A Maldoror acaba de publicar uma nova edição do clássico Nossa Senhora das Flores, de Jean Genet. Em mais um contributo desse diamante que é Aníbal Fernandes, o regresso ao livro tremendo de Genet permitiu-me apreciar sobretudo a poética, mais do que espantar diante da crueza dos assassinos que fascinavam o francês.
Foi no tempo da faculdade que li pela primeira vez este livro e lembro do espanto perante o claro fascínio pela decadência. Uma avidez pelas figuras cuja moral não se redimia de modo algum, porque o homicídio era por toda a parte e sem remorso. Os amores de Genet, Mignon ou de Nossa Senhora das Flores eram todos parte de um quotidiano onde a ferocidade estava latente, como entre animais que, por um instante sem muita explicação, sucumbissem a uma natureza violenta que terminava tudo. Os amores de Genet eram, por isso, feitos de uma sujidade que feria quem lia, mais ainda porque narrados também com uma poética aqui e ali deslumbrante. Genet, poeta, deita sobre o feio daquelas vidas imagens deslumbrantes, palavras perfeitas que cintilam como luzes limpas na infinita escuridão.
Reler Genet agora é sobretudo catar essa cintilação. Já desenganado do triste que são os amores, mormente estes amores entre assassinos e prostitutos, o que hoje o texto do grande autor me traz é seu ritmo imparável e a beleza da expressão que acontece igual a modo de corromper a imoralidade. O belo parece ser o que num prato da balança compensa no outro a decadência inteira.
Recentemente, li um romance de um autor brasileiro que já se viu premiado e com várias tiragens esgotadas.
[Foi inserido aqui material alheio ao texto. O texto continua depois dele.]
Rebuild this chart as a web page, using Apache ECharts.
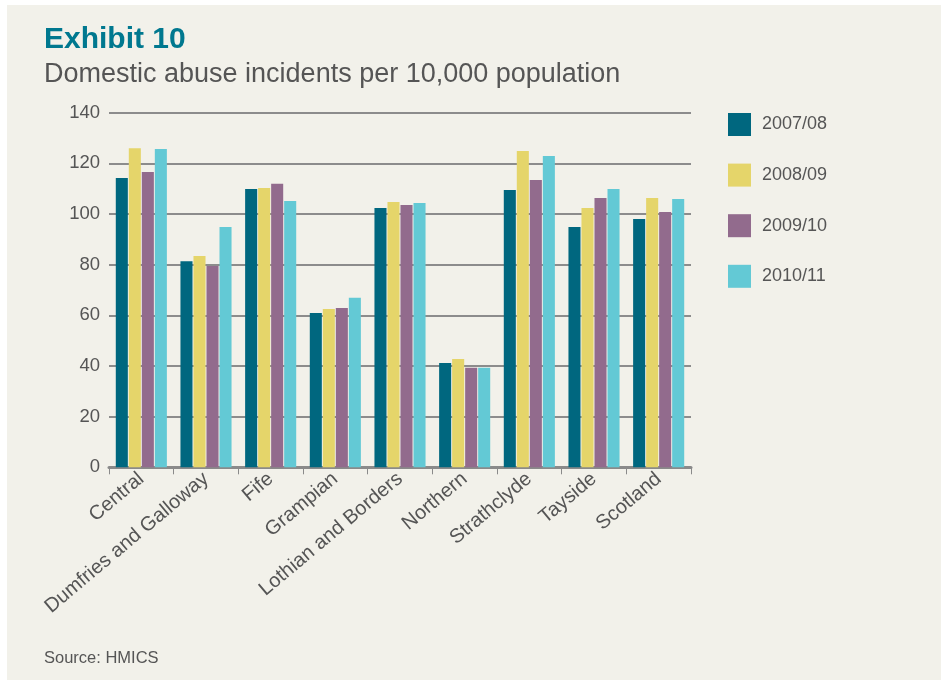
<!DOCTYPE html>
<html>
<head>
<meta charset="utf-8">
<script src="https://cdn.jsdelivr.net/npm/echarts@6/dist/echarts.min.js"></script>
<style>
  html, body { margin: 0; padding: 0; background: #ffffff; }
  #chart { width: 941px; height: 686px; }
</style>
</head>
<body>
<div id="chart"></div>
<script>
// Police force areas along the x axis
const categories = ['Central', 'Dumfries and Galloway', 'Fife', 'Grampian',
  'Lothian and Borders', 'Northern', 'Strathclyde', 'Tayside', 'Scotland'];

// Incidents per 10,000 population, one array per year
const years = ['2007/08', '2008/09', '2009/10', '2010/11'];
const y2007 = [114.2, 81.4, 109.9, 60.9, 102.4, 41.2, 109.5, 94.9, 98.0];
const y2008 = [126.0, 83.4, 110.3, 62.5, 104.7, 42.8, 124.9, 102.4, 106.3];
const y2009 = [116.6, 79.5, 111.9, 62.9, 103.6, 39.3, 113.4, 106.3, 100.8];
const y2010 = [125.7, 94.9, 105.1, 66.9, 104.3, 39.3, 122.9, 109.9, 105.9];

const colors = ['#00677f', '#e5d56a', '#926b8d', '#63c9d5'];
const seriesData = [y2007, y2008, y2009, y2010];

const FONT = '"Liberation Sans", Arial, sans-serif';
const TEXT = '#555555';

const chart = echarts.init(document.getElementById('chart'), null, { renderer: 'canvas' });

chart.setOption({
  animation: false,
  backgroundColor: '#ffffff',
  color: colors,
  graphic: [
    { type: 'rect', z: -10, shape: { x: 7, y: 5, width: 934, height: 675 },
      style: { fill: '#f2f1ea' } }
  ],
  title: [
    { text: 'Exhibit 10', left: 39, top: 20,
      textStyle: { fontFamily: FONT, fontSize: 30, fontWeight: 'bold', color: '#00788f' } },
    { text: 'Domestic abuse incidents per 10,000 population', left: 39, top: 56,
      textStyle: { fontFamily: FONT, fontSize: 27, fontWeight: 'normal', color: TEXT } },
    { text: 'Source: HMICS', left: 39, top: 645,
      textStyle: { fontFamily: FONT, fontSize: 16.5, fontWeight: 'normal', color: TEXT } }
  ],
  legend: {
    orient: 'vertical',
    left: 723,
    top: 108,
    itemWidth: 23,
    itemHeight: 23,
    itemGap: 27.6,
    icon: 'rect',
    data: years,
    textStyle: { fontFamily: FONT, fontSize: 18, color: TEXT, padding: [0, 0, 0, 6] }
  },
  grid: { left: 109, right: 250, top: 112.7, bottom: 218.7, containLabel: false },
  xAxis: {
    type: 'category',
    data: categories,
    axisLine: { lineStyle: { color: '#8a8a8a', width: 3 } },
    axisTick: { show: true, length: 7, lineStyle: { color: '#8a8a8a', width: 1 } },
    axisLabel: {
      rotate: 40, interval: 0, margin: 9,
      fontFamily: FONT, fontSize: 20, color: TEXT
    }
  },
  yAxis: {
    type: 'value',
    min: 0, max: 140, interval: 20,
    axisLine: { show: false },
    axisTick: { show: false },
    axisLabel: { fontFamily: FONT, fontSize: 18.5, color: TEXT, margin: 9 },
    splitLine: { lineStyle: { color: '#8c8c8c', width: 2 } }
  },
  series: seriesData.map((d, i) => ({
    name: years[i],
    type: 'bar',
    data: d,
    barGap: '8%',
    barCategoryGap: '21%',
    itemStyle: { color: colors[i] }
  }))
});
</script>
</body>
</html>
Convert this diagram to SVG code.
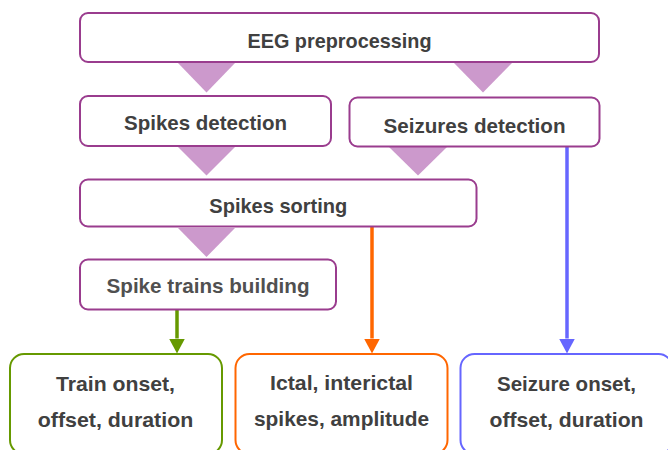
<svg xmlns="http://www.w3.org/2000/svg" width="668" height="450" viewBox="0 0 668 450">
<style>
.box{fill:#ffffff;stroke:#9a3c8e;stroke-width:2}
.tri{fill:#cc99cc}
.t{font-family:"Liberation Sans",Arial,sans-serif;font-weight:bold;font-size:20.5px;fill:#404040;text-anchor:middle}
.out{fill:#ffffff;stroke-width:2}
.ln{stroke-width:3.5;fill:none}
</style>
<defs>
<marker id="ag" markerUnits="userSpaceOnUse" viewBox="0 0 15 16" markerWidth="15" markerHeight="16" refX="0" refY="8" orient="auto"><path d="M0,0 L15,8 L0,16 z" fill="#669900"/></marker>
<marker id="ao" markerUnits="userSpaceOnUse" viewBox="0 0 15 16" markerWidth="15" markerHeight="16" refX="0" refY="8" orient="auto"><path d="M0,0 L15,8 L0,16 z" fill="#ff6600"/></marker>
<marker id="ab" markerUnits="userSpaceOnUse" viewBox="0 0 15 16" markerWidth="15" markerHeight="16" refX="0" refY="8" orient="auto"><path d="M0,0 L15,8 L0,16 z" fill="#6666ff"/></marker>
</defs>
<g id="connectors">
<polygon class="tri" points="178,63 235,63 206.5,92.5"/>
<polygon class="tri" points="454,63 512,63 483,92.5"/>
<polygon class="tri" points="178,147 235,147 206.5,175.5"/>
<polygon class="tri" points="389,147 447,147 418,175.5"/>
<polygon class="tri" points="178,228 235,228 206.5,257"/>
<line class="ln" x1="177" y1="310" x2="177" y2="338.5" stroke="#669900" marker-end="url(#ag)"/>
<line class="ln" x1="372" y1="227" x2="372" y2="338.5" stroke="#ff6600" marker-end="url(#ao)"/>
<line class="ln" x1="567" y1="147" x2="567" y2="338.5" stroke="#6666ff" marker-end="url(#ab)"/>
</g>
<g id="eeg">
<rect class="box" x="80" y="13" width="519" height="49" rx="8"/>
<text class="t" x="339.5" y="47.7" textLength="184" lengthAdjust="spacingAndGlyphs">EEG preprocessing</text>
</g>
<g id="spikes-detection">
<rect class="box" x="80" y="96" width="251" height="50" rx="8"/>
<text class="t" x="205.5" y="129.5" textLength="163" lengthAdjust="spacingAndGlyphs">Spikes detection</text>
</g>
<g id="seizures-detection">
<rect class="box" x="349.5" y="97.5" width="250" height="49" rx="8"/>
<text class="t" x="474.5" y="132.7" textLength="182" lengthAdjust="spacingAndGlyphs">Seizures detection</text>
</g>
<g id="spikes-sorting">
<rect class="box" x="80" y="179.5" width="396.5" height="47" rx="8"/>
<text class="t" x="278.3" y="213.3" textLength="138" lengthAdjust="spacingAndGlyphs">Spikes sorting</text>
</g>
<g id="spike-trains">
<rect class="box" x="80" y="259.5" width="256" height="50" rx="8"/>
<text class="t" x="208" y="293.3" textLength="203" lengthAdjust="spacingAndGlyphs" style="fill:#505050">Spike trains building</text>
</g>
<g id="train-out">
<rect class="out" x="10" y="354" width="212" height="100" rx="14" stroke="#669900"/>
<text class="t" x="115.5" y="391" textLength="119" lengthAdjust="spacingAndGlyphs">Train onset,</text>
<text class="t" x="115.5" y="427" textLength="155.5" lengthAdjust="spacingAndGlyphs">offset, duration</text>
</g>
<g id="spikes-out">
<rect class="out" x="235.5" y="354" width="212" height="100" rx="14" stroke="#ff6600"/>
<text class="t" x="341.5" y="390" textLength="143" lengthAdjust="spacingAndGlyphs">Ictal, interictal</text>
<text class="t" x="341.5" y="426" textLength="175" lengthAdjust="spacingAndGlyphs">spikes, amplitude</text>
</g>
<g id="seizure-out">
<rect class="out" x="460.5" y="354" width="212" height="100" rx="14" stroke="#6666ff"/>
<text class="t" x="566.5" y="391" textLength="139" lengthAdjust="spacingAndGlyphs">Seizure onset,</text>
<text class="t" x="566.5" y="427" textLength="154" lengthAdjust="spacingAndGlyphs">offset, duration</text>
</g>
</svg>
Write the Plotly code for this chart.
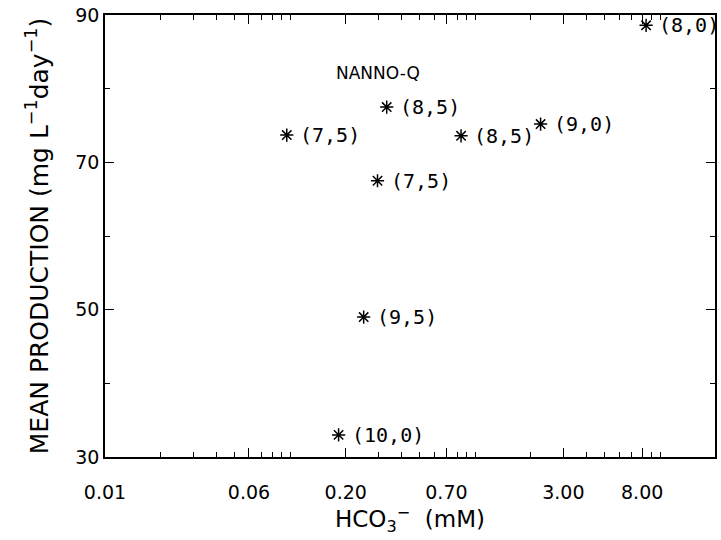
import plotly.graph_objects as go
import numpy as np

# Data (HCO3- in mM, mean production in mg L-1 day-1, label = pH)
hco3 = [8.4, 0.333, 0.096, 0.84, 2.26, 0.297, 0.25, 0.183]
production = [88.6, 77.5, 73.7, 73.6, 75.2, 67.5, 49.0, 33.0]
labels = ["(8,0)", "(8,5)", "(7,5)", "(8,5)", "(9,0)", "(7,5)", "(9,5)", "(10,0)"]

x_tickvals = [0.01, 0.06, 0.2, 0.7, 3, 8]
x_ticktext = ["0.01", "0.06", "0.20", "0.70", "3.00", "8.00"]
x_minor = [m * 10.0 ** e for e in (-2, -1, 0, 1) for m in range(1, 10)
           if m * 10.0 ** e < 20 and m * 10.0 ** e not in x_tickvals]
y_tickvals = [30, 50, 70, 90]
y_minor = [40, 60, 80]

fig = go.Figure()
fig.add_trace(go.Scatter(
    x=hco3, y=production, mode="markers",
    marker=dict(symbol="asterisk-open", size=11, color="black",
                line=dict(color="black", width=1.5)),
    cliponaxis=False, showlegend=False,
))

for xv, yv, lab in zip(hco3, production, labels):
    fig.add_annotation(x=np.log10(xv), y=yv, text=lab, showarrow=False,
                       xanchor="left", yanchor="middle", xshift=11,
                       font=dict(family="DejaVu Sans Mono", size=20, color="black"))

fig.add_annotation(x=np.log10(0.297), y=82.1, text="NANNO-Q", showarrow=False,
                   font=dict(family="DejaVu Sans", size=17, color="black"))

axis_common = dict(showline=True, linecolor="black", linewidth=1.5, mirror="allticks",
                   ticks="inside", ticklen=9, tickwidth=1.2, tickcolor="black",
                   showgrid=False, zeroline=False,
                   tickfont=dict(family="DejaVu Sans", size=19, color="black"))

fig.update_xaxes(type="log", range=[-2, np.log10(19.8)], tickmode="array",
                 tickvals=x_tickvals, ticktext=x_ticktext, ticklabelstandoff=17,
                 minor=dict(tickmode="array", tickvals=x_minor, ticks="inside",
                            ticklen=5, tickwidth=1.2, tickcolor="black", showgrid=False),
                 title=dict(text="HCO<sub>3</sub><sup>−</sup>  (mM)",
                            font=dict(family="DejaVu Sans", size=23, color="black"),
                            standoff=6),
                 **axis_common)
fig.update_yaxes(range=[30, 90], tickmode="array", tickvals=y_tickvals,
                 minor=dict(tickmode="array", tickvals=y_minor, ticks="inside",
                            ticklen=5, tickwidth=1.2, tickcolor="black", showgrid=False),
                 title=dict(text="MEAN PRODUCTION (mg L<sup>−1</sup>day<sup>−1</sup>)",
                            font=dict(family="DejaVu Sans", size=25, color="black"),
                            standoff=20),
                 **axis_common)

fig.update_layout(width=721, height=540, plot_bgcolor="white", paper_bgcolor="white",
                  margin=dict(l=105, r=4, t=12, b=83))

fig.write_html("out.html")
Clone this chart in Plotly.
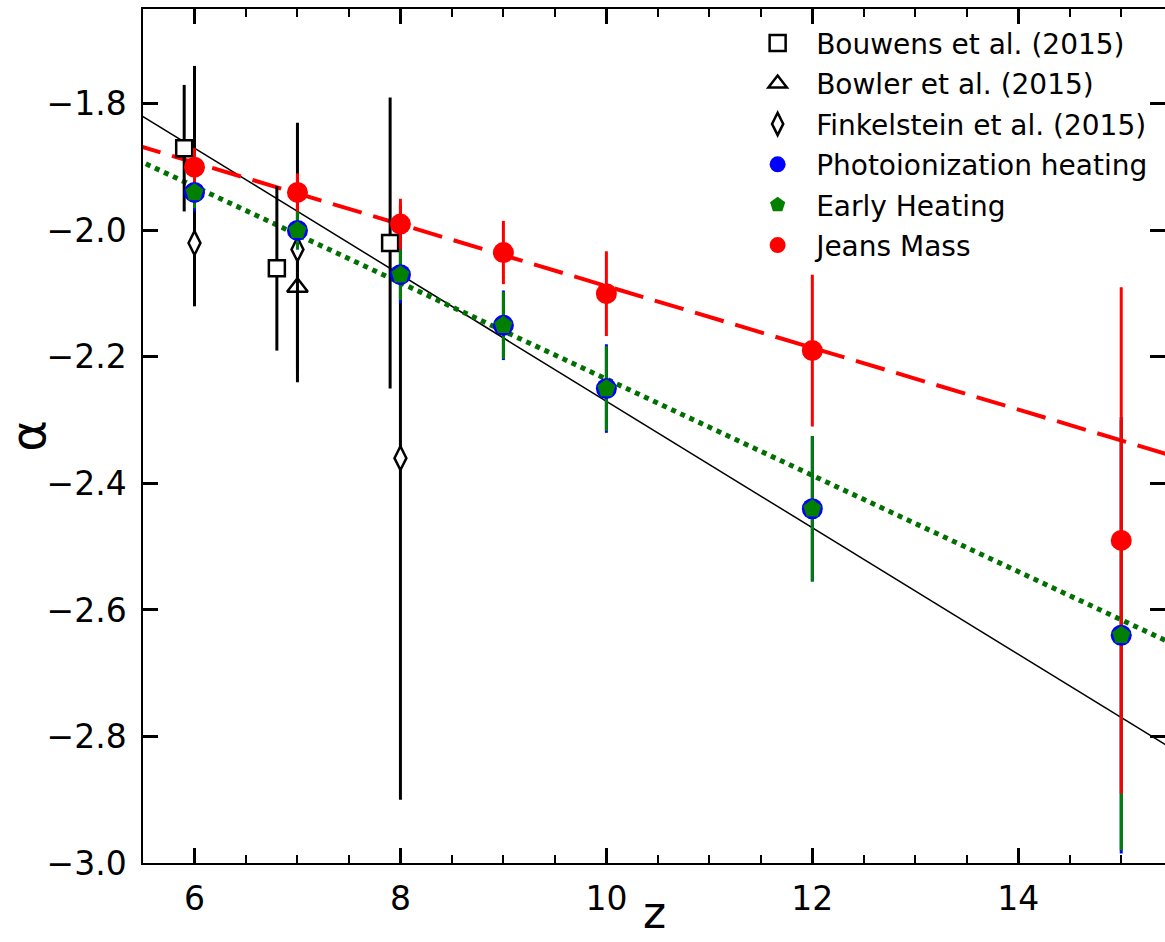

Outono de Carne Estranha, de Airton Souza, é uma ficção acerca dos amores dos homens que garimpam ouro na Serra Pelada, arriscando a vida por um sonho de fortuna, desde logo descendo e subindo as tremendas escadas de onde tantos caem e morrem, por isso mesmo chamadas de “adeus-mamãe”. Afastados por meses ou anos de suas famílias, miseráveis as mais das vezes, procuram nas prostitutas a presença do amor e fervem numa saudade que se torna complexa, tormentosa, quase desumana.
Airton Souza é exímio no relato. Frontal, até gráfico em algumas passagens, sobretudo logo nos primeiros parágrafos, o autor usa da mesma secura que Genet é capaz, mas traz uma sensualidade que só o calor inventa. Ainda assim, o trunfo de Souza está também na potência poética. Aqui e ali, sem demasiada explicação, as emoções são abeiradas por expressões impossíveis de definir. Momentos de certa suspensão de sentido onde o que importa é a criação de uma imagem de espanto que, invariavelmente, aprofunda mais a carência e o desamparo, que é o mesmo que dizer, complica o amor e seu exercício.
O livro respira desse modo. Narra o que pretende que saibamos mas pulsa segundo o aparecimento dessa pérola poética que nos diz sobretudo que o fundamental escapa a todos os conceitos. O ritmo de tudo quanto se conta fica ferido dessa beleza mas também do incerto que carrega, como se fosse anúncio de miragem, de promessa impossível, lugar imaginário a que ninguém vai ser capaz de chegar. Esse lugar, que é substancialmente o amor, pode ser apenas o desejo de regressar a casa. Coisa que não se garante. Pertence ao sonho. Ali, todos, por mais brutos, feridos ou ferozes, se movem pelo sonho. São assombrados pelo sonho.
O livro de Airton Souza, que infelizmente ainda não está editado em Portugal (Companhia das Letras no Brasil), é tristíssimo e lindo, profundamente lindo, ainda que todo feito da lama do garimpo, ainda que todo feito de fome e saudade, da pertura da morte e da violência. Julgo que não havia lido sobre amores tão ásperos desde que lera Genet na juventude. Do mesmo jeito, por um tempo, dá até medo.